BEGIN Material provided
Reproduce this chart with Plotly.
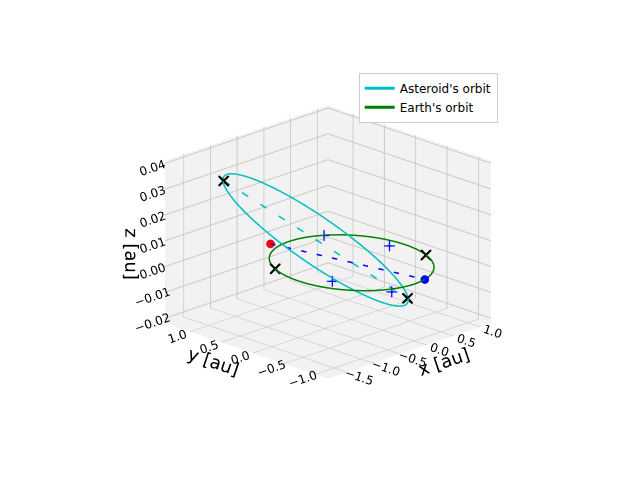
import numpy as np
import plotly.graph_objects as go

# asteroid orbital geometry
ast_a = 1.125
ast_e = 0.39
peri_dir = [0.69, -0.72, -0.019]
perp_dir = [0.75, 0.66, 0.0]
earth_r = 1.0

aphelion = [-1.075, 1.125, 0.03]
perihelion = [0.47, -0.49, -0.013]
ast_pos = [-0.84, 0.58, 0.0085]
earth_pos = [0.225, -0.974, 0.0]
red_cross = [[-1.075, 0.91], [1.125, -0.41], [0.03, 0.0]]
black_cross = [[-1.075, 0.91, -0.88, 0.47], [1.125, -0.41, 0.47, -0.49], [0.03, 0.0, 0.0, -0.013]]
plus_pts = [[0.5, 0.54, -0.4, 0.29], [0.87, -0.14, -0.03, -0.39], [0.0, 0.004, -0.004, -0.01]]

t = np.linspace(0, 2*np.pi, 300)
P = np.array(peri_dir); P = P/np.linalg.norm(P)
Q = np.array(perp_dir); Q = Q - P*np.dot(P, Q); Q = Q/np.linalg.norm(Q)
b = ast_a*np.sqrt(1-ast_e**2)
orb = np.outer(ast_a*(np.cos(t)-ast_e), P) + np.outer(b*np.sin(t), Q)

fig = go.Figure()
fig.add_trace(go.Scatter3d(x=orb[:,0], y=orb[:,1], z=orb[:,2], mode='lines',
    line=dict(color='#00bfbf', width=3), name="Asteroid's orbit"))
fig.add_trace(go.Scatter3d(x=earth_r*np.cos(t), y=earth_r*np.sin(t), z=0*t, mode='lines',
    line=dict(color='green', width=3), name="Earth's orbit"))
fig.add_trace(go.Scatter3d(x=[aphelion[0], perihelion[0]], y=[aphelion[1], perihelion[1]],
    z=[aphelion[2], perihelion[2]], mode='lines', line=dict(color='#00bfbf', width=3, dash='longdash'), showlegend=False))
fig.add_trace(go.Scatter3d(x=[ast_pos[0], earth_pos[0]], y=[ast_pos[1], earth_pos[1]],
    z=[ast_pos[2], earth_pos[2]], mode='lines', line=dict(color='blue', width=3, dash='longdash'), showlegend=False))
fig.add_trace(go.Scatter3d(x=[ast_pos[0]], y=[ast_pos[1]], z=[ast_pos[2]], mode='markers',
    marker=dict(color='red', size=5), showlegend=False))
fig.add_trace(go.Scatter3d(x=[earth_pos[0]], y=[earth_pos[1]], z=[earth_pos[2]], mode='markers',
    marker=dict(color='blue', size=5), showlegend=False))
fig.add_trace(go.Scatter3d(x=red_cross[0], y=red_cross[1], z=red_cross[2], mode='markers',
    marker=dict(color='red', size=2.5, symbol='x'), showlegend=False))
fig.add_trace(go.Scatter3d(x=black_cross[0], y=black_cross[1], z=black_cross[2], mode='markers',
    marker=dict(color='black', size=2.5, symbol='x'), showlegend=False))
fig.add_trace(go.Scatter3d(x=plus_pts[0], y=plus_pts[1], z=plus_pts[2], mode='markers',
    marker=dict(color='blue', size=6, symbol='cross'), showlegend=False))

ax = dict(backgroundcolor='rgb(242,242,242)', showbackground=True, gridcolor='rgb(200,200,200)',
          zeroline=False, showspikes=False, tickfont=dict(size=12, color='black'))
fig.update_layout(
    width=640, height=480, paper_bgcolor='white', margin=dict(l=0, r=0, t=0, b=0),
    font=dict(family='DejaVu Sans', color='black'),
    legend=dict(x=0.548, y=0.865, bgcolor='white', bordercolor='#ccc', borderwidth=1, font=dict(size=12)),
    scene=dict(
        xaxis=dict(ax, range=[-1.85, 1.2], tickvals=[-1.5, -1.0, -0.5, 0.0, 0.5, 1.0],
                   ticktext=['−1.5', '−1.0', '−0.5', '0.0', '0.5', '1.0'], title=dict(text='x [au]', font=dict(size=18))),
        yaxis=dict(ax, range=[-1.2, 1.4], tickvals=[-1.0, -0.5, 0.0, 0.5, 1.0],
                   ticktext=['−1.0', '−0.5', '0.0', '0.5', '1.0'], title=dict(text='y [au]', font=dict(size=18))),
        zaxis=dict(ax, range=[-0.022, 0.041], tickvals=[-0.02, -0.01, 0.0, 0.01, 0.02, 0.03, 0.04],
                   ticktext=['−0.02', '−0.01', '0.00', '0.01', '0.02', '0.03', '0.04'], title=dict(text='z [au]', font=dict(size=18))),
        aspectmode='manual', aspectratio=dict(x=1, y=1, z=0.75),
        camera=dict(eye=dict(x=-0.98, y=-0.98, z=0.47), center=dict(x=0, y=0, z=-0.03),
                    projection=dict(type='orthographic')),
        domain=dict(x=[0.0, 1.0], y=[0.02, 0.98]),
    ),
)
fig.write_html('out.html')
END Material provided
| What you should do |
Copy nothing but the lines from the top of the data down to the line containing "0.004, -0.004, -0.01]]", and leave the pictures out.

| Task output |
Reproduce this chart with Plotly.
import numpy as np
import plotly.graph_objects as go

# asteroid orbital geometry
ast_a = 1.125
ast_e = 0.39
peri_dir = [0.69, -0.72, -0.019]
perp_dir = [0.75, 0.66, 0.0]
earth_r = 1.0

aphelion = [-1.075, 1.125, 0.03]
perihelion = [0.47, -0.49, -0.013]
ast_pos = [-0.84, 0.58, 0.0085]
earth_pos = [0.225, -0.974, 0.0]
red_cross = [[-1.075, 0.91], [1.125, -0.41], [0.03, 0.0]]
black_cross = [[-1.075, 0.91, -0.88, 0.47], [1.125, -0.41, 0.47, -0.49], [0.03, 0.0, 0.0, -0.013]]
plus_pts = [[0.5, 0.54, -0.4, 0.29], [0.87, -0.14, -0.03, -0.39], [0.0, 0.004, -0.004, -0.01]]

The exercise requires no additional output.